The Commander concluded that the mission lasted about 50 minutes and that only a few people knew the strike was planned. “Iran and the Iranian people are our first priority, and our own lives come last. If necessary, we will strike the enemy again.”

Notably, when the F-5 Tiger II strike on a Kuwaiti base was reported in April 2026, observers had expressed amusement at the fact that an Iranian second-generation fighter jet was able to penetrate the Kuwaiti airspace and bomb the strategic Camp Buehring military base despite a layered air defense.

Given that these aircraft are over five decades old, no one expected Tehran to employ these jets during the war, much less use them for penetrating and bombing US military bases in nearby Gulf countries. Therefore, the mission’s success could be credited, at least in part, to the US and Kuwaiti confidence in the Iranian Air Force’s binding limitations.

At the same time, the mission exposed the vulnerability of the US layered defense network, which had otherwise been projected as impenetrable.

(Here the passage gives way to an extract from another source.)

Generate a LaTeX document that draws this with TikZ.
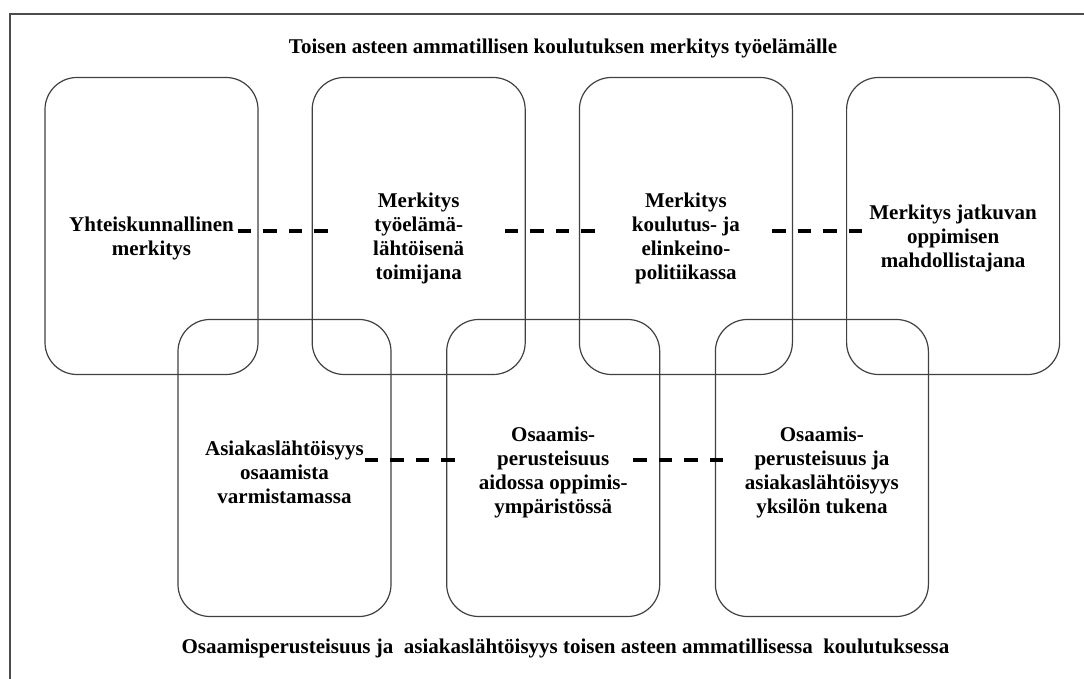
\documentclass[tikz,border=0pt]{standalone}
\usepackage{fontspec}
\setmainfont{Liberation Serif}
\usetikzlibrary{positioning}

\tikzset{
	card/.style={draw=black!75, line width=0.6pt, rounded corners=16pt, minimum width=106.5pt, minimum height=148.5pt, inner sep=0pt},
	cardtext/.style={align=center, inner sep=0pt, font=\bfseries\fontsize{10.5}{12}\selectfont},
	caption/.style={anchor=base, inner sep=0pt, font=\bfseries\fontsize{10.5}{12}\selectfont},
	link/.style={line width=2.2pt, dash pattern=on 6.75pt off 6pt, shorten <=-10.5pt, shorten >=-8.5pt}
}

\begin{document}
\begin{tikzpicture}[x=0.5pt, y=-0.5pt]
	\useasboundingbox (0,0) rectangle (1084,679);
	\draw [black!70, line width=0.75pt] (10,679) -- (10,14) -- (1084,14);
	\node [caption] (title) at (563,54) {Toisen asteen ammatillisen koulutuksen merkitys työelämälle};
	\node [caption] (foot) at (565.5,654) {Osaamisperusteisuus ja\ \ asiakaslähtöisyys toisen asteen ammatillisessa\ \ koulutuksessa};
	\node [card] (b1) at (151.5,226) {};
	\node [card, right=26.5pt of b1] (b2) {};
	\node [card, right=26.5pt of b2] (b3) {};
	\node [card, right=26.5pt of b3] (b4) {};
	\node [card] (b5) at (284.5,468) {};
	\node [card, right=27.25pt of b5] (b6) {};
	\node [card, right=27.25pt of b6] (b7) {};
	\node [cardtext] (t1) at ([yshift=-6pt]b1.center) {Yhteiskunnallinen\\merkitys};
	\node [cardtext] (t2) at ([yshift=-6pt]b2.center) {Merkitys\\työelämä-\\lähtöisenä\\toimijana};
	\node [cardtext] (t3) at ([yshift=-6pt]b3.center) {Merkitys\\koulutus- ja\\elinkeino-\\politiikassa};
	\node [cardtext] (t4) at ([yshift=-6pt]b4.center) {Merkitys jatkuvan\\oppimisen\\mahdollistajana};
	\node [cardtext] (t5) at ([yshift=-2pt]b5.center) {Asiakaslähtöisyys\\osaamista\\varmistamassa};
	\node [cardtext] (t6) at ([yshift=-2pt]b6.center) {Osaamis-\\perusteisuus\\aidossa oppimis-\\ympäristössä};
	\node [cardtext] (t7) at ([yshift=-2pt]b7.center) {Osaamis-\\perusteisuus ja\\asiakaslähtöisyys\\yksilön tukena};
	\draw [link] ([yshift=-2.5pt]b1.east) -- ([yshift=-2.5pt]b2.west);
	\draw [link] ([yshift=-2.5pt]b2.east) -- ([yshift=-2.5pt]b3.west);
	\draw [link] ([yshift=-2.5pt]b3.east) -- ([yshift=-2.5pt]b4.west);
	\draw [link, shorten <=-13.5pt, shorten >=-5pt] ([yshift=4pt]b5.east) -- ([yshift=4pt]b6.west);
	\draw [link, shorten <=-13.5pt, shorten >=-5pt] ([yshift=4pt]b6.east) -- ([yshift=4pt]b7.west);
\end{tikzpicture}
\end{document}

The F-5s bypassed Patriot systems and short-range air defense networks that were expected to create overlapping interception zones. While Patriots are optimized for ballistic missile defense, shorter-range air defense systems could, in an ideal situation, have detected and downed low-flying jets.

Experts have since noted that although technological supremacy is crucial in modern combat, it can be undermined by factors such as pilot skill, improvisation, timing, route selection, deception, and enemy complacency. The Iranian pilots, in fact, demonstrated that mere platform prestige is not enough for survival in contested airspace. 

The latest revelations from the pilots sparked social media discourse, with several netizens and observers drawing parallels between the mission and the film Top Gun, and lauding the daring mission, while others, critical of Iran, dismissed it as mere propaganda.

An Iranian-American journalist, Borzou Daragahi, quoted the video of the interview to ask, “Meanwhile, where are the pilots that the US allegedly rescued from Isfahan?” He was referring to the crew of the F-15E that were downed by Iran and then rescued by the US military in a high-stakes operation.

Interestingly, a video of an Iranian F-4 Phantom allegedly flying at very low altitude over the Persian Gulf was posted to X by a Tehran-based netizen. “This video was released back in 2015 by an Iranian F-4 Phantom pilot. They were training at low altitude over the Persian Gulf. Iranians have been getting ready for a day like this for years,” the user wrote.

These claims, like the testimony of the three pilots who purportedly bombed the base with their F-5 Tiger IIs, could not be independently verified. However, if it happened the way they described, it is proof that experienced pilots in older aircraft could still penetrate modern layered defenses through tactics rather than technology. 

At last, the mission is the vindication of the dialogue: “It’s not the plane, it’s the pilot.”